Una meta in una dimensione senza tempo
Il monastero di San Giovanni Theristìs, che talora si trova citato anche come San Giovanni Vecchio, si trova al termine della tortuosa strada che da Bivongi (m 270) risale il versante settentrionale della valle dello Stilaro fino ai 415 metri di quota della confluenza con la valle dell'Assi. Luogo solitario, sullo sfondo di un ambiente montano aspro, di straordinaria suggestione, che per certi versi anticipa la storia dell'antico complesso religioso. Quel che ne resta è sostanzialmente la chiesa, importante architettura di transizione tra forme bizantine e normanne, sottoposta in anni recenti a un completo restauro che ha permesso il reinsediamento della comunità ortodossa che tuttora la officia.
Il sovrano normanno e il monaco taumaturgo
Il monastero trae origine da un eremitaggio basiliano che verso la fine del secolo XI acquistò fama e divenne meta di pellegrinaggi grazie a San Giovanni Teresti (995-1054) un monaco emigrato dalla Sicilia in seguito all'invasione araba, che vi trascorse buona parte della vita. Fu il normanno Ruggero I, che ne aveva sperimentato le capacità taumaturgiche, a volere una chiesa degna di tanta devozione. Tutto per il meglio, fino al XV secolo, quando il cenobio andò incontro a crescenti vicissitudini che alla lunga culminarono nella soppressione dell'ente religioso per volere dell'autorità napoleonica. Passato in mani private, ridotto a usi agricoli, il complesso nel giro di un secolo si ridusse nello stato di rovina in cui lo trovò ai primi del Novecento l'archeologo medievale Paolo Orsi.
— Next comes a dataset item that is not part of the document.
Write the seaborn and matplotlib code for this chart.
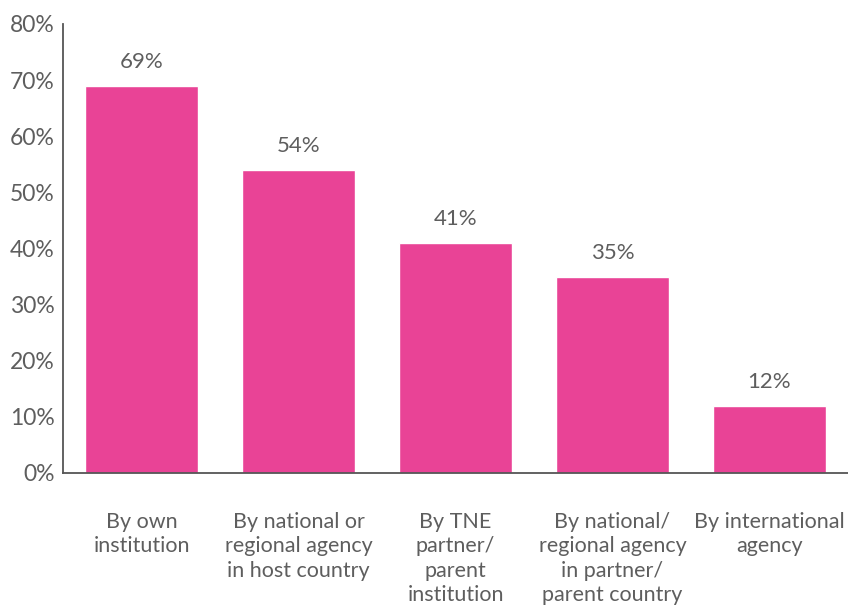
import matplotlib.pyplot as plt
import seaborn as sns
import pandas as pd
from matplotlib.ticker import FixedLocator

# datos del gráfico
categorias = ['By own\ninstitution',
              'By national or\nregional agency\nin host country',
              'By TNE\npartner/\nparent\ninstitution',
              'By national/\nregional agency\nin partner/\nparent country',
              'By international\nagency']
valores = [69, 54, 41, 35, 12]
yticks = [0, 10, 20, 30, 40, 50, 60, 70, 80]

df = pd.DataFrame({'cat': categorias, 'val': valores})

sns.set_style('white')
plt.rcParams['font.family'] = ['Lato', 'DejaVu Sans']
gris = '#5e5e5e'
peso = 'normal'

fig = plt.figure(figsize=(8.48, 6.06), dpi=100)
ax = fig.add_axes([0.0743, 0.2195, 0.9257, 0.7409])

sns.barplot(data=df, x='cat', y='val', color='#E94396', saturation=1,
            width=0.72, ax=ax)

# etiquetas de valor
for i, v in enumerate(valores):
    ax.annotate(f'{v}%', (i, v), xytext=(0, 10), textcoords='offset points',
                ha='center', va='bottom', fontsize=16, color=gris,
                fontweight=peso)

ax.set_xlim(-0.5, 4.5)
ax.set_ylim(0, 80)
ax.set_yticks(yticks)
ax.set_yticklabels([f'{t}%' for t in yticks], fontsize=16.5, color=gris,
                   fontweight=peso)
ax.set_xticks(range(len(categorias)))
ax.set_xticklabels(categorias, fontsize=15.5, color=gris, fontweight=peso,
                   linespacing=1.27, va='top')
ax.xaxis.set_minor_locator(FixedLocator([0.5, 1.5, 2.5, 3.5]))
ax.set_xlabel('')
ax.set_ylabel('')

ax.tick_params(axis='x', which='major', length=0, pad=28)
ax.tick_params(axis='x', which='minor', direction='in', length=9,
               width=1.2, color='#555555')
ax.tick_params(axis='y', direction='in', length=14, width=1.2,
               color='#555555', pad=6)

for s in ['top', 'right']:
    ax.spines[s].set_visible(False)
for s in ['left', 'bottom']:
    ax.spines[s].set_color('#555555')
    ax.spines[s].set_linewidth(1.3)

fig.savefig('out.png', dpi=100)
L'atteso ritorno di una comunità ortodossa
La storia più recente del monastero riguarda il reinsediamento di una comunità ortodossa. Nonostante i migliori auspici, è servito quasi un secolo dalla sua riscoperta perché la questione della sua restituzione al culto tornasse di attualità. Ultimati i restauri, passaggio non meno determinante, l'area compresa fra i fiumi Stilaro e Assi è stata consacrata, cosicché nel 2008 è stato possibile affidare il monastero alla Chiesa Ortodossa Rumena in Italia. Così l'interno della chiesa oggi si presenta nuovamente ricco di icone, pitture, affreschi e arredi sacri come l'iconostasi, ovvero il divisorio decorato con immagini sacre tra l'aula e il presbiterio, o il lampadario nella navata centrale, con una base di dodici lati, su ognuno dei quali è raffigurato un apostolo.
Il miracolo del santo mietitore
L'interno della chiesa conserva una serie di affreschi, alcuni dei quali risalenti al tempo della sua edificazione. È tra questi dipinti murali che si può riconoscere la più antica rappresentazione di San Giovanni Theristis. Per quanto segnato dal tempo, lo si riconosce per il saio, l'abito monacale di tela grezza, segno esteriore della scelta di vita in povertà. Nell'iconografia di questo santo ricorre spesso un ulteriore attributo, la falce. Dall'agiografia se ne capisce il perché: si narra infatti che dei mietitori, tornando sui campi dopo un furioso temporale, trovarono il grano miracolosamente salvo, raccolto in covoni per intercessione di Giovanni. Da ciò l'appellativo di Theristis, dal greco, per l'appunto, il mietitore.
La cupola, un virtuosismo costruttivo
La cupola della chiesa, sicuramente l'elemento più caratteristico della costruzione, merita doppia attenzione. Dall'esterno è immediato ad associarne la forma e la decorazione a quelle di altre costruzioni bizantine, come la Cattolica di Stilo e la Roccelletta di Squillace. Dall'interno, poi, se ne apprezza l'articolata struttura, impostata com'è su quattro pilastri e altrettanti archi, che reggono un volume dapprima cubico, poi ottagonale e infine cilindrico, sul quale s'innesta la volta ribassata della cupola. Nel suo genere, un vero virtuosismo costruttivo.